The guidelines for what types of edits should be approved are unclear.
The help pages describe the reviewing suggested edits privilege as follows:
In addition, users with this privilege level can also begin reviewing suggested edits (which previously you would have had to suggest). These edits remain in a pending state until they get enough votes to either approve them and make the edits take effect or reject them and discard the edit. Two votes in either direction will finalize the action, except on Stack Overflow where three votes are required.
I think this does a good job of explaining the mechanism for how reviews work. But it doesn't provide any guidance as to what sort of edits should be accepted or rejected.
The reject button provides some feedback by requiring reviewers to pick a reason for rejecting an edit. And the review audits help by providing examples of edits that should definitely be rejected.

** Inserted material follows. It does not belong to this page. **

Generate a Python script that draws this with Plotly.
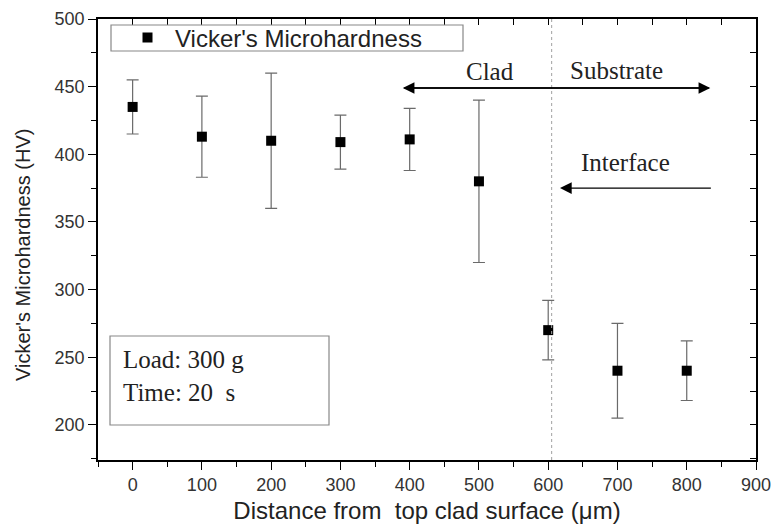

But my observation is that there is a wide range of minor/trivial edits where reviewers have conflicting opinions. For example here's an edit that 3 reviewers voted to accept and 2 voted to reject.
I have seen a lot of discussion on meta about reviewing edits and often there is a complaint that many reviewers are too quick to approve edits and simply approve everything. Today there was a question asking about trivial edits that don't fix all changes which led to a variety of opinions in the comments and answers in the responses.
The question specifically highlighted a question where an edit was proposed which would correct the spelling of a word in the title changing it from "Genrate" to "Generate". After being mentioned on meta the edit was rejected by a moderator for the reason:
This edit does not make the post even a little bit easier to read, easier to find, more accurate or more accessible. Changes are either completely superfluous or actively harm readability.
Obviously the edit does not "actively harm readability" so the decision must be that the change is "completely superfluous." However, I would not tend to categorize the change as "completely superfluous" nor would I say that it does not make the post "even a little bit easier to read." But I do agree that the edit is trivial and I would reject it in accordance with a policy that "tiny, trivial edits are discouraged."
When I was writing this question I clicked through a few pending edits in the edit queue and noticed a couple of other example of the same user correcting the spelling of "genrated" to "generated" which were both approved:
After noticing this I did a search for "genrated" and saw that as of the time of my search there were 682 results. My guess is that this user did something similar and is trying to systematically correct the misspelling of this word.
If behavior such as this is meant to be discouraged then it might be helpful to add something like "too trivial" as a rejection reason. On the other hand if this is encouraged (as I think it would be on a site like Wikipedia) then it might be helpful to clarify it in the guidelines somewhere since the other meta question I linked to suggests that what the editor is doing is inappropriate.
Overall I don't have a proposed solution and from what I've read in meta it looks like managing reviews is a topic of ongoing discussion. But I thought this example provided a good illustration of the ambiguity of the guidance for conducting reviews, and that perhaps that is something that could be addressed in some way in the future.